The city’s fortunes have waxed and waned over the years; the gold rush of 1851 caused a boom, and by 1880 Melbourne was the richest city in the world – but only a decade later it had slumped into depression. This mixed past, combined with the legacies of government and immigration, has left Melbourne with an interesting and varied architecture and culture – and a lot of history.
What Melbourne lacks in big-name landmarks, it more than makes up for in attractive spots around the city. Federation Square is at the top of this list; this mixed-use space opened in 2002, and has become a Melbourne institution. Fed Square’s huge public screen, indoor and outdoor stages and mix of museums and cafes have made it a popular meeting-place for locals and visitors – and something, from art installations to live music, is always going on.
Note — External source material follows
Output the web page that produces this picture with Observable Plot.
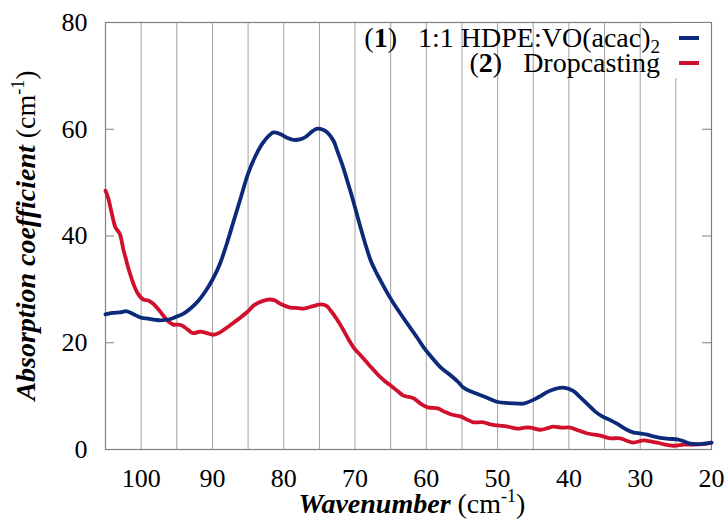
<!DOCTYPE html>
<html>
<head>
<meta charset="utf-8">
<script src="https://cdn.jsdelivr.net/npm/d3@7"></script>
<script src="https://cdn.jsdelivr.net/npm/@observablehq/plot@0.6"></script>
<style>
  html, body { margin: 0; padding: 0; background: white; }
</style>
</head>
<body>
<div id="chart"></div>
<script>
// Series 1: 1:1 HDPE:VO(acac)2 (blue)
const wn1 = [105,104,103,102,101,100,99,98,97.3,96,95,94,93,92,91,90,89,88,87,86,85,84,83,82,81.4,80.5,79.5,78.6,77.5,77,76,75.3,74.5,73.9,73,72.5,71.8,71.1,70.3,69.5,68.6,67.8,67,66.4,65.5,64.6,63.5,62.2,61.2,60.4,59.2,58,56.6,55.5,54.8,53.8,52.8,51.5,50,48.5,47,46.4,45,44,43,41.8,40.8,39.4,38.5,37.4,36.3,35.2,34.2,33.2,32,31,30,29,28,27.2,26,24.8,23.8,23,22,21,20];
const abs1 = [25.3,25.6,25.7,25.9,25.3,24.7,24.5,24.3,24.2,24.4,24.9,25.5,26.5,27.8,29.6,31.8,34.6,38.5,42.9,47.3,51.7,54.9,57.3,58.9,59.4,59.1,58.4,58.0,58.2,58.5,59.6,60.1,59.9,59.4,57.8,56.0,53.4,50.4,46.8,42.9,38.7,35.4,33.1,31.6,29.4,27.4,25.2,22.7,20.8,19.2,17.2,15.4,13.9,12.6,11.6,10.9,10.4,9.7,8.9,8.7,8.6,8.6,9.3,10.0,10.8,11.4,11.6,11.0,9.9,8.5,7.1,6.1,5.5,4.8,3.8,3.2,3.0,2.8,2.4,2.2,2.0,1.9,1.5,1.1,1.0,1.1,1.3];
// Series 2: Dropcasting (red)
const wn2 = [105,104.6,104.3,103.9,103.6,103,102.5,102.2,101.8,101.1,100.5,99.7,99,98.3,97.6,96.9,96.2,95.5,94.8,94.2,93.5,92.7,91.7,90.8,89.9,89,88,87,86.1,85,84.2,83,81.9,81.2,80.5,79.1,78,77.2,76,74.8,74,73.4,72.5,71.6,70.9,70.2,69.2,68,66.4,65.8,65,64,63.2,61.8,60.8,59.8,58.4,57.5,56.6,55.2,54.3,53.4,52,51,50,48.6,47.2,46.2,45.4,44,43,42.2,41,39.8,38.5,37.4,35.6,34.2,32.8,31.8,31,29.5,28.5,27.6,26.5,25.3,23.9,22.5,21.2,20];
const abs2 = [48.5,47.0,45.3,43.0,41.6,40.4,37.5,36.0,34.0,31.1,29.3,28.1,27.9,27.3,26.3,25.1,24.0,23.4,23.4,23.2,22.5,21.8,22.1,21.8,21.5,21.9,22.8,23.8,24.7,25.9,27.0,27.8,28.1,27.9,27.3,26.6,26.5,26.4,26.8,27.2,26.9,26.0,24.3,22.3,20.6,19.1,17.6,15.8,13.5,12.8,12.0,10.9,10.1,9.6,8.6,7.9,7.7,7.1,6.6,6.2,5.6,5.1,5.1,4.7,4.5,4.3,3.9,4.1,4.1,3.7,4.0,4.3,4.1,4.1,3.5,3.0,2.6,2.1,2.1,1.6,1.3,1.7,1.5,1.3,0.9,0.7,0.9,0.9,1.0,1.3];

const xTicks = [100, 90, 80, 70, 60, 50, 40, 30, 20];
const yTicks = [0, 20, 40, 60, 80];
const gridTicks = [100, 95, 90, 85, 80, 75, 70, 65, 60, 55, 50, 45, 40, 35, 30, 25];
const innerTicks = [20, 40, 60];
const xDomain = [105, 20];
const yDomain = [0, 80];

const blue = "#0b2a7a";
const red = "#d0102c";

const s1 = wn1.map((x, i) => ({x, y: abs1[i]}));
const s2 = wn2.map((x, i) => ({x, y: abs2[i]}));

const W = 727, H = 520;
const mL = 105, mR = 16, mT = 22, mB = 71;
const innerW = W - mL - mR;
const ff = "Liberation Serif, Times New Roman, serif";

const plot = Plot.plot({
  width: W,
  height: H,
  marginLeft: mL,
  marginRight: mR,
  marginTop: mT,
  marginBottom: mB,
  style: {fontFamily: ff, fontSize: "26px", color: "black", background: "white"},
  x: {domain: xDomain, label: null},
  y: {domain: yDomain, label: null},
  marks: [
    Plot.gridX(gridTicks, {stroke: "#a0a0a0", strokeOpacity: 1, strokeWidth: 1}),
    Plot.ruleY(innerTicks, {stroke: "#808080", insetRight: innerW - 9}),
    Plot.ruleY(innerTicks, {stroke: "#808080", insetLeft: innerW - 9}),
    Plot.frame({stroke: "#808080", strokeWidth: 1.2}),
    Plot.axisX(xTicks, {tickSize: 0, tickPadding: 19, label: null, fill: "black", fontSize: 26}),
    Plot.axisY(yTicks, {tickSize: 0, tickPadding: 18, label: null, fill: "black", fontSize: 26}),
    Plot.line(s2, {x: "x", y: "y", stroke: red, strokeWidth: 3.8, curve: "catmull-rom"}),
    Plot.line(s1, {x: "x", y: "y", stroke: blue, strokeWidth: 3.8, curve: "catmull-rom"})
  ]
});

const svg = d3.select(plot);

// Y axis title
const yt = svg.append("text")
  .attr("transform", `translate(35,${(mT + (H - mB)) / 2}) rotate(-90)`)
  .attr("text-anchor", "middle")
  .attr("font-family", ff)
  .attr("font-size", 28)
  .attr("fill", "black");
yt.append("tspan").attr("font-weight", "bold").attr("font-style", "italic").text("Absorption coefficient");
yt.append("tspan").text(" (cm");
yt.append("tspan").attr("font-size", 18).attr("dy", -11).text("-1");
yt.append("tspan").attr("dy", 11).text(")");

// X axis title
const xt = svg.append("text")
  .attr("x", 412)
  .attr("y", 513)
  .attr("text-anchor", "middle")
  .attr("font-family", ff)
  .attr("font-size", 28)
  .attr("fill", "black");
xt.append("tspan").attr("font-weight", "bold").attr("font-style", "italic").text("Wavenumber");
xt.append("tspan").text(" (cm");
xt.append("tspan").attr("font-size", 18).attr("dy", -11).text("-1");
xt.append("tspan").attr("dy", 11).text(")");

// Legend
svg.append("rect").attr("x", 674).attr("y", 23).attr("width", 36).attr("height", 55).attr("fill", "white");
const legend = [
  {num: "1", label: "1:1 HDPE:VO(acac)", sub: "2", color: blue, y: 47},
  {num: "2", label: "Dropcasting", sub: null, color: red, y: 72}
];
legend.forEach(d => {
  const t = svg.append("text")
    .attr("x", 660)
    .attr("y", d.y)
    .attr("text-anchor", "end")
    .attr("font-family", ff)
    .attr("font-size", 28)
    .attr("fill", "black");
  t.append("tspan").text("(");
  t.append("tspan").attr("font-weight", "bold").text(d.num);
  t.append("tspan").text(")");
  t.append("tspan").text("   " + d.label);
  if (d.sub) {
    t.append("tspan").attr("font-size", 19).attr("dy", 6).text(d.sub);
  }
  svg.append("line")
    .attr("x1", 679).attr("x2", 699)
    .attr("y1", d.y - 9).attr("y2", d.y - 9)
    .attr("stroke", d.color).attr("stroke-width", 4);
});

document.getElementById("chart").appendChild(plot);
</script>
</body>
</html>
Melbourne is an excellent city to wander in, when its famously changeable weather permits. Leave plenty of time to explore the city as a whole, particularly areas such as Brunswick Street in Fitzroy, famous for its more alternative culture.
Along with its arts crown, Melbourne is also the sports capital of Australia. Original home of the lively domestic game of choice, Australian Rules Football, Melbourne also hosts the Formula One Australian Grand Prix, and is home to the country’s main cricket venue, the Melbourne Cricket Club.
For many, though, one sporting event trumps all the rest: the Melbourne Cup. This legendary horse race sees owners and racing fans from all over the world descend on Melbourne every November. The Cup is one of the richest races in the world – behind Dubai – and is the most prestigious two-mile race anywhere.
Almost two centuries of continuous immigration have left Melbourne with one of the most multicultural societies anywhere in the world, and this shows in its cuisine. An excellent meal from any part of the world is pretty much guaranteed – provided you know where to go: to start with, try suburban Lygon Street for Italian, or Glenferrie Road in Malvern for a variety of Asian cuisines. Adventurous diners should look for local food guides, and ask Melburnians for their dining tips.
As might be expected for a centre of the arts, Melbourne offers visitors an especially varied nightlife scene. From live music and the latest plays, to trendy art exhibits and the hottest new clubs, there’s probably too much to do after dark for a single visit. Again, local listings publications are the best place to start for those after a good time.
Following the Yarra river north from Melbourne brings you to one of Australia’s main wine-growing regions – the Yarra Valley, famous for its chardonnay and pinot noir grapes. Melbourne’s state of Victoria is a major centre of wine production, and oenophiles could spend many happy weeks exploring the state’s different wine regions.
Some 240km to the south of Melbourne lies the island of Tasmania, from where Melbourne’s original western settlers first set off. Tasmania is one of the most beautiful and unspoilt parts of Australia, and home to dozens of animal and plant species found nowhere else in the world. For those in search of the wilder side of Australia, flights from Melbourne to Tasmania operate daily.